Nun, aber das ist doch Action-Popcorn-Blockbuster-Kino: da will man doch nicht über so Sachen nachdenken, sondern da will man Action, da will man Popcorn und da will man, dass der ein oder andere Block gebusted wird. Gut, dann ist die Unglaubwürdigkeit eben Teil eines solchen Films und damit Geschmackssache und das Menschenbild zwar geschmacklos, aber zugunsten des Entertainments zu akzeptieren. Bleibt für mich immernoch die nullachtfuffzehn-Erzählung, die über weite Strecken so undramatisch ist, dass man es kaum bemerken würde, wenn man den Pause-Button gedrückt hätte. Die Storyline taugt kaum zum großen Blockbuster-Kino: die Gegner des Helden sind entweder so global oder so privat, dass sich der Zuschauer kaum betroffen fühlen kann, und eben die üblichen Verdächtigen in Amerika: die Terroristen und ein Abklatsch des Mad Scientist. Auch Starks Beziehung zu seiner Sekretärin kommt nicht wirklich aus den James-Bond-Latschen: kein Zweifel, dass diese Figurenkonstellation auf das Serielle angelegt ist. Und das bleibt vor allem als fader Nachgeschmack: den Auftakt zu einer Filmreihe gesehen zu haben, der zwar einen Helden etabliert, aber über das Niveau eines TV-Pilotfilms auch nicht hinauskommt. Für die Zuschauer, die das aus irgendwelchen Gründen nicht wahrnehmen konnten, gibt es nach dem Abspann noch eine Szene, in der der Iron Man von der Strategischen Heimatinterventions-Einsatz- und Logistikdivision rekrutiert wird: "Iron Man 2" ist für 2010 angekündigt.

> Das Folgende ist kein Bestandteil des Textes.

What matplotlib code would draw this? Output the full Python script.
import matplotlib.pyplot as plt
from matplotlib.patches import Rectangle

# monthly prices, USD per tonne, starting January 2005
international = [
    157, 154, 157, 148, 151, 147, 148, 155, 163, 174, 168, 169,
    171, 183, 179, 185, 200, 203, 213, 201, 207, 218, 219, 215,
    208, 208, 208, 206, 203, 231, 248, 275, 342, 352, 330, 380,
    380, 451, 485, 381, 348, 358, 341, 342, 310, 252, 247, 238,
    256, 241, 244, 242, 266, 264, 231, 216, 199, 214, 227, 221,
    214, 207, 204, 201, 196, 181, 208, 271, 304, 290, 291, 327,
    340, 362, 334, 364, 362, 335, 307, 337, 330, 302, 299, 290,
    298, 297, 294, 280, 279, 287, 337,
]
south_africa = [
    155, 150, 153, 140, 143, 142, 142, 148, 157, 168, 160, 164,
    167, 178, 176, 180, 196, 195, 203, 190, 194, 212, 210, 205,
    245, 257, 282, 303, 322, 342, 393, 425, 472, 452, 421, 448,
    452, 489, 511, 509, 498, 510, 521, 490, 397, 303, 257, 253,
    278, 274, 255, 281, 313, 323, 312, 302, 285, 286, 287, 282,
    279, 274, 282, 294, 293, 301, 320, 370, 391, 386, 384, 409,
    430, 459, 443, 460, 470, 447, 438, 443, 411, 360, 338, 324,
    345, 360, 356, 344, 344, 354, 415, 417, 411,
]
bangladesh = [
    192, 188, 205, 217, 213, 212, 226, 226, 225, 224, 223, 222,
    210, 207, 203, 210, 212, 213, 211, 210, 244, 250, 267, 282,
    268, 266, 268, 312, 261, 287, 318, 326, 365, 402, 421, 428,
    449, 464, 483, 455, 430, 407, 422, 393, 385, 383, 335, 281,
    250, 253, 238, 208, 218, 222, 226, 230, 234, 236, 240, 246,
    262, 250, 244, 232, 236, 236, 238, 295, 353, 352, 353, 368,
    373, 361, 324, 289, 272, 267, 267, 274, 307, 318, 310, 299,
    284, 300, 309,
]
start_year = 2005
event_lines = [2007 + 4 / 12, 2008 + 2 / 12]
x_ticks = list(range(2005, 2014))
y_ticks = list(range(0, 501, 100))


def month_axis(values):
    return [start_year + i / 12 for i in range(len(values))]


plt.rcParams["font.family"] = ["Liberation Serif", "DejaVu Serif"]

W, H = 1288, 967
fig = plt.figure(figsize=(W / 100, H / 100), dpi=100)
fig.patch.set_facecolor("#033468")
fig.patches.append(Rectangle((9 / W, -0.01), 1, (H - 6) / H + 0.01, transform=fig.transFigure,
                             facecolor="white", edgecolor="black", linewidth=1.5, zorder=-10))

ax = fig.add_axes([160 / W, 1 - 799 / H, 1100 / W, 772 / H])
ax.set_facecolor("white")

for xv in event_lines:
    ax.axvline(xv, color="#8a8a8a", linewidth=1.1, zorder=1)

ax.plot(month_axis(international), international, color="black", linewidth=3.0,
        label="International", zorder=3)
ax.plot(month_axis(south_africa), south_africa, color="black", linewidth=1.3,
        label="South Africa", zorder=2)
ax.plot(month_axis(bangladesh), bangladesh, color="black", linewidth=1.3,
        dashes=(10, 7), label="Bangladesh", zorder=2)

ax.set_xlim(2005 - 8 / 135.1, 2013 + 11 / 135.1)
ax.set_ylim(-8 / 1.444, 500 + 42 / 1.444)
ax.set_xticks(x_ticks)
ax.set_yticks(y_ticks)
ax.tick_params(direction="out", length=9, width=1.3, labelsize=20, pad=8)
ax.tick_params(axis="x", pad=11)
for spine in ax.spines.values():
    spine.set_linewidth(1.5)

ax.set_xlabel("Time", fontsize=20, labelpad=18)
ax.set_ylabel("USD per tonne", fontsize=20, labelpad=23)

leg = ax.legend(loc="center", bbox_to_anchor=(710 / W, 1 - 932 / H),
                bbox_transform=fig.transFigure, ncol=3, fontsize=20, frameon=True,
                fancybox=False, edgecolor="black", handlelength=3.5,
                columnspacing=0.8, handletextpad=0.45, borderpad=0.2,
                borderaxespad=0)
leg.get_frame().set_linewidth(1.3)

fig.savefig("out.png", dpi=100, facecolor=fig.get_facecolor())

Robert Downey Jr. wurde meines Erachtens in diesem Film eher verheizt, denn er kann zwar seine übliche Präsenz einbringen, aber mehr auch nicht. Er wirkt als hätte man Al Pacino in eine Würstelbude gesetzt. Überraschender, weil unüblicher ist Jeff Bridges, der mal nicht den Lieben Kerl gibt, sondern mit Glatze und Bart einen ungewohnten Eindruck macht. (Nur nebenbei bemerkt hat sich eine Szene eingeschlichen, die so gar nicht in den Film passt: als der Iron Man nach heftigem Einsatz durchs Dach seiner Luxusvilla heimkommt und nicht brennt, löscht ihn fürsorglich ein etwas tumber Roboter. Diese Szene gehört mit ihrem Soundeffekt in einen Spielbergfilm, aber das scheinen weder Faveau noch Spielberg zu wissen.) Über die Effekte braucht man nicht streiten: das sieht alles gut aus - nur: es sieht auch nicht aus, wie ein Comic. Wo z.B. "Hellboy" oder "Sin City" den Look der Comicvorlagen filmisch umzusetzen versuchen, setzt "Iron Man" auf Realismus. Moment mal - den wollten wir uns doch lieber schenken! Dann schnell zum Fazit: amerikanisch-reaktionäres Blockbusterkino ohne Überraschungen, aber mit austauschbarem Hauptdarsteller und der überdeutlichen Androhung von Fortsetzungen.